• I've not checked this on SQL Server 2005, but the NUMBER of terms in the NOT IN or the NUMBER of <> , in combination with the distribution statistics, makes a huge difference in Sybase, and I suspect it could in SQL 2005.

    Looking for "not in" is expensive; how expensive depends on how many you have.   On Sybase, if there were many different values and the distribution was pretty even, there was a point - about 4 or 5, I recall, where the plan changed from using index to table scan.   It takes longer to optimize a bunch of NOTs, and at some point (to avoid letting the optimizer use more time than the search!) it bails out and says "if you have that many, a table scan is probably fastest anyway (and besides, if you wrote than many NOTs performance was probably a secondary question).

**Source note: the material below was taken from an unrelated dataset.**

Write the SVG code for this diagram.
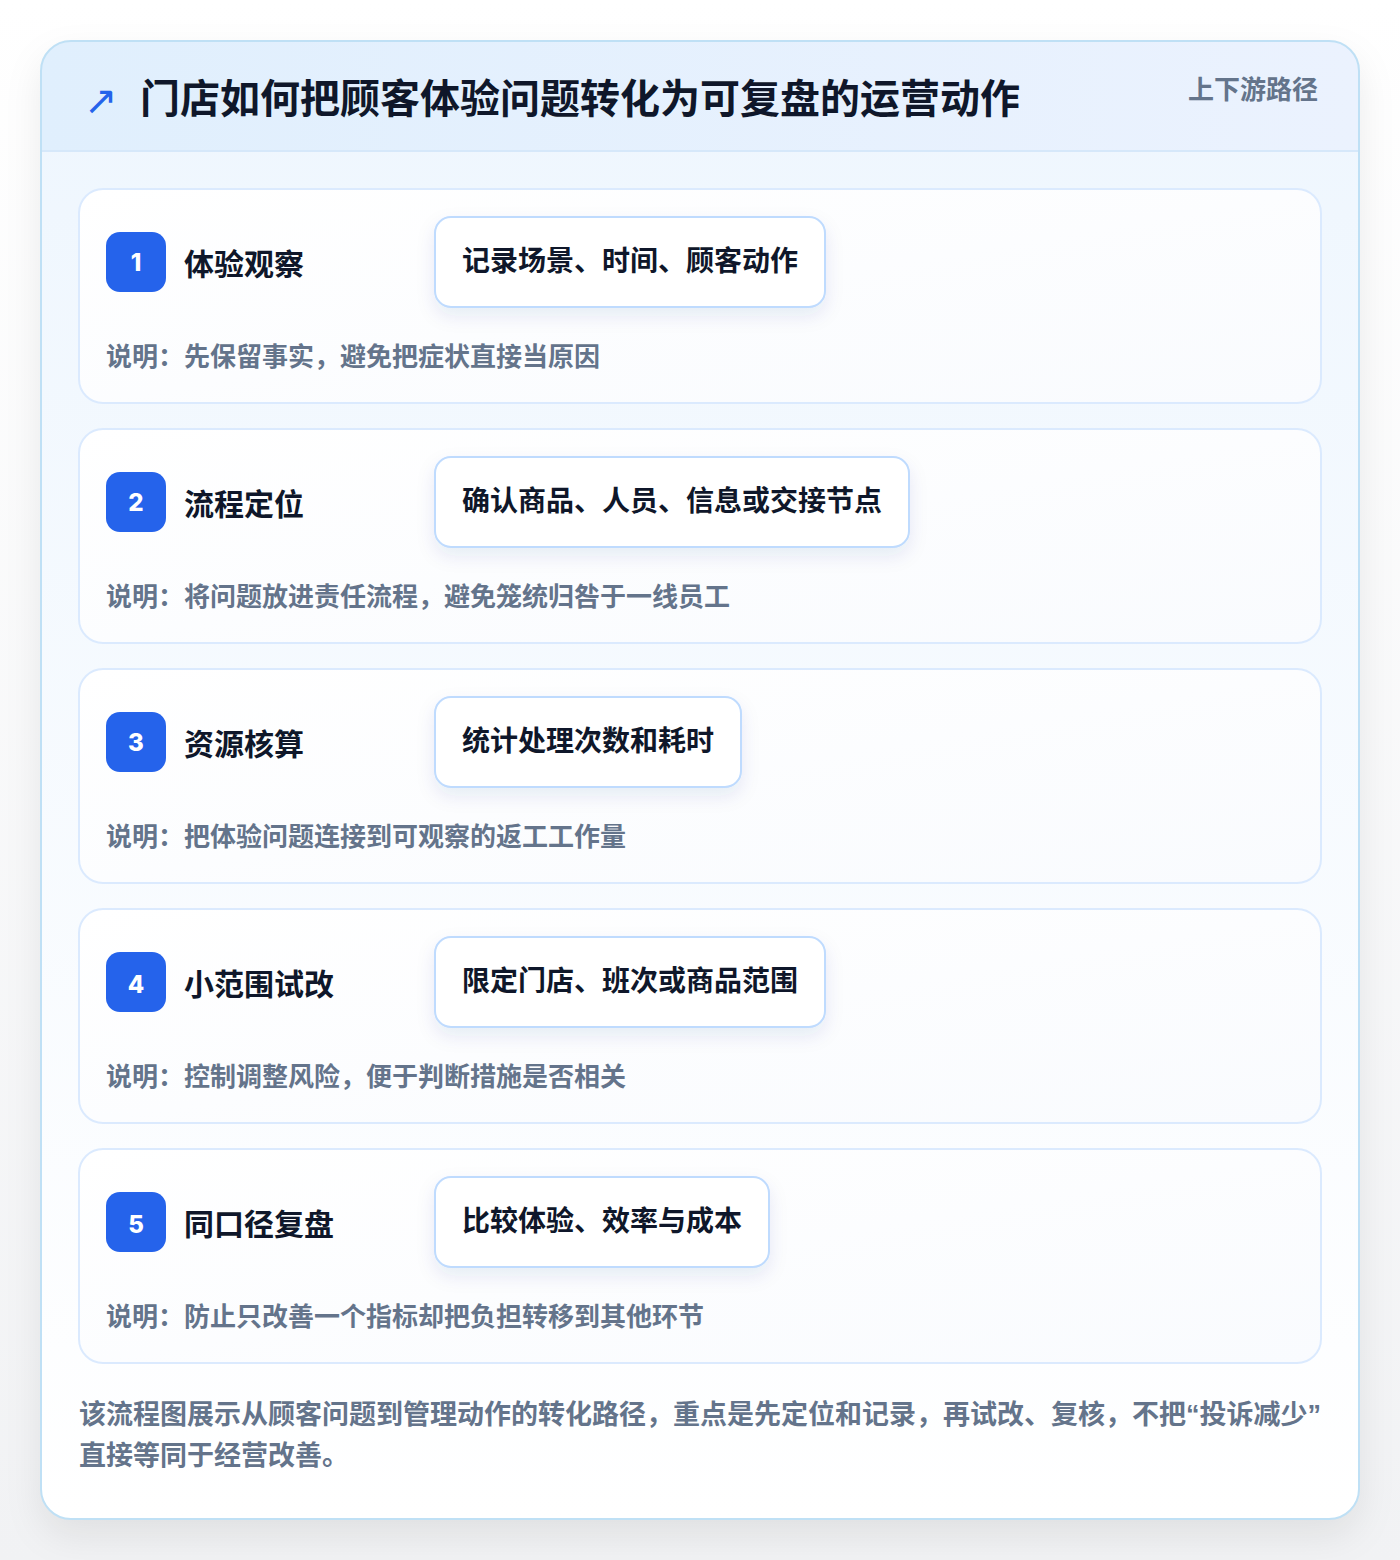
<svg xmlns="http://www.w3.org/2000/svg" width="1400" height="1560" viewBox="0 0 1400 1560">
<defs>
<linearGradient id="pageGrad" x1="0" y1="0" x2="0" y2="1">
<stop offset="0" stop-color="#ffffff"/>
<stop offset="1" stop-color="#f1f2f4"/>
</linearGradient>
<linearGradient id="bodyGrad" x1="0" y1="0" x2="0" y2="1">
<stop offset="0" stop-color="#eef6fe"/>
<stop offset="1" stop-color="#ffffff"/>
</linearGradient>
<linearGradient id="headGrad" x1="0" y1="0" x2="1" y2="0">
<stop offset="0" stop-color="#e0effd"/>
<stop offset="1" stop-color="#ebf2fe"/>
</linearGradient>
<linearGradient id="cardGrad" x1="0" y1="0" x2="1" y2="1">
<stop offset="0" stop-color="#ffffff"/>
<stop offset="1" stop-color="#f9fbfe"/>
</linearGradient>
<filter id="outerShadow" x="-10%" y="-10%" width="120%" height="120%">
<feDropShadow dx="0" dy="16" stdDeviation="18" flood-color="#0f172a" flood-opacity="0.08"/>
</filter>
<filter id="boxShadow" x="-20%" y="-30%" width="140%" height="180%">
<feDropShadow dx="0" dy="8" stdDeviation="9" flood-color="#1e3a8a" flood-opacity="0.09"/>
</filter>
<clipPath id="outerClip"><rect x="41" y="41" width="1318" height="1478" rx="30"/></clipPath>
<style>
.cjk{font-family:"Noto Sans CJK SC","Noto Sans",sans-serif;font-weight:700}
.card{fill:url(#cardGrad);stroke:#dbeafe;stroke-width:2}
.badge{fill:#2563eb}
.num{fill:#ffffff;font-family:"Inter","Noto Sans CJK SC",sans-serif;font-weight:800;font-size:24px;text-anchor:middle}
.title{fill:#0f172a;font-size:30px}
.box{fill:#ffffff;stroke:#bfdbfe;stroke-width:2;filter:url(#boxShadow)}
.boxText{fill:#0f172a;font-size:28px}
.desc{fill:#64748b;font-size:26px}
.foot{fill:#64748b;font-size:27px}
.q{font-family:"Liberation Sans",sans-serif}
</style>
</defs>
<rect x="0" y="0" width="1400" height="1560" fill="url(#pageGrad)"/>
<g id="frame">
<rect x="41" y="41" width="1318" height="1478" rx="30" fill="url(#bodyGrad)" filter="url(#outerShadow)"/>
<rect x="41" y="41" width="1318" height="110" fill="url(#headGrad)" clip-path="url(#outerClip)"/>
<line x1="41" y1="151" x2="1359" y2="151" stroke="#d6e8fa" stroke-width="2"/>
<rect x="41" y="41" width="1318" height="1478" rx="30" fill="none" stroke="#bfe0f5" stroke-width="2"/>
</g>
<g id="header">
<text x="84" y="114" fill="#2563eb" font-family="DejaVu Sans,sans-serif" font-size="40">↗</text>
<text class="cjk" x="140" y="113" fill="#0f172a" font-size="40" font-weight="900">门店如何把顾客体验问题转化为可复盘的运营动作</text>
<text class="cjk" x="1318" y="99" fill="#64748b" font-size="26" text-anchor="end">上下游路径</text>
</g>
<g id="step1">
<rect class="card" x="79" y="189" width="1242" height="214" rx="24"/>
<rect class="badge" x="106" y="232" width="60" height="60" rx="14"/>
<text class="num" x="136" y="271">1</text>
<text class="cjk title" x="184" y="275">体验观察</text>
<rect class="box" x="435" y="217" width="390" height="90" rx="16"/>
<text class="cjk boxText" x="462" y="271">记录场景、时间、顾客动作</text>
<text class="cjk desc" x="106" y="366">说明：先保留事实，避免把症状直接当原因</text>
</g>
<g id="step2">
<rect class="card" x="79" y="429" width="1242" height="214" rx="24"/>
<rect class="badge" x="106" y="472" width="60" height="60" rx="14"/>
<text class="num" x="136" y="511">2</text>
<text class="cjk title" x="184" y="515">流程定位</text>
<rect class="box" x="435" y="457" width="474" height="90" rx="16"/>
<text class="cjk boxText" x="462" y="511">确认商品、人员、信息或交接节点</text>
<text class="cjk desc" x="106" y="606">说明：将问题放进责任流程，避免笼统归咎于一线员工</text>
</g>
<g id="step3">
<rect class="card" x="79" y="669" width="1242" height="214" rx="24"/>
<rect class="badge" x="106" y="712" width="60" height="60" rx="14"/>
<text class="num" x="136" y="751">3</text>
<text class="cjk title" x="184" y="755">资源核算</text>
<rect class="box" x="435" y="697" width="306" height="90" rx="16"/>
<text class="cjk boxText" x="462" y="751">统计处理次数和耗时</text>
<text class="cjk desc" x="106" y="846">说明：把体验问题连接到可观察的返工工作量</text>
</g>
<g id="step4">
<rect class="card" x="79" y="909" width="1242" height="214" rx="24"/>
<rect class="badge" x="106" y="952" width="60" height="60" rx="14"/>
<text class="num" x="136" y="993">4</text>
<text class="cjk title" x="184" y="995">小范围试改</text>
<rect class="box" x="435" y="937" width="390" height="90" rx="16"/>
<text class="cjk boxText" x="462" y="991">限定门店、班次或商品范围</text>
<text class="cjk desc" x="106" y="1086">说明：控制调整风险，便于判断措施是否相关</text>
</g>
<g id="step5">
<rect class="card" x="79" y="1149" width="1242" height="214" rx="24"/>
<rect class="badge" x="106" y="1192" width="60" height="60" rx="14"/>
<text class="num" x="136" y="1233">5</text>
<text class="cjk title" x="184" y="1235">同口径复盘</text>
<rect class="box" x="435" y="1177" width="334" height="90" rx="16"/>
<text class="cjk boxText" x="462" y="1231">比较体验、效率与成本</text>
<text class="cjk desc" x="106" y="1326">说明：防止只改善一个指标却把负担转移到其他环节</text>
</g>
<g id="connectors"></g>
<g id="footer">
<text class="cjk foot" x="79" y="1424">该流程图展示从顾客问题到管理动作的转化路径，重点是先定位和记录，再试改、复核，不把<tspan class="q">“</tspan>投诉减少<tspan class="q">”</tspan></text>
<text class="cjk foot" x="79" y="1465">直接等同于经营改善。</text>
</g>
</svg>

    In an app that built the statement on the fly from t to X number of items to be NOT IN, performance varied wildly depending on how many the user entered.  3 was fast.  15 was not.  (These were wide rows with 100s of millions of records).

    It was faster to break it into a single batch of smaller queries.  Instead of doing

    select foo from bar where x not in (1, 20, 43, 99, 110, 2000, 3201, 7098, 7099)

    go

    it was faster to do

    select foo from bar where x < 100 and x not in (1, 20, 43, 99)

    select foo from bar where x >= 100 and x < 5000 and and x not in (110, 2000, 3201)

    select foo from bar where x >= 5000  and and x not in (7098, 7099)

    go (a single batch)

    Of course, this is the kind of silly performance hack that will bite your butt when you port it to a new RDB or a new version that better optimizes the original query.

     

     

    Roger L Reid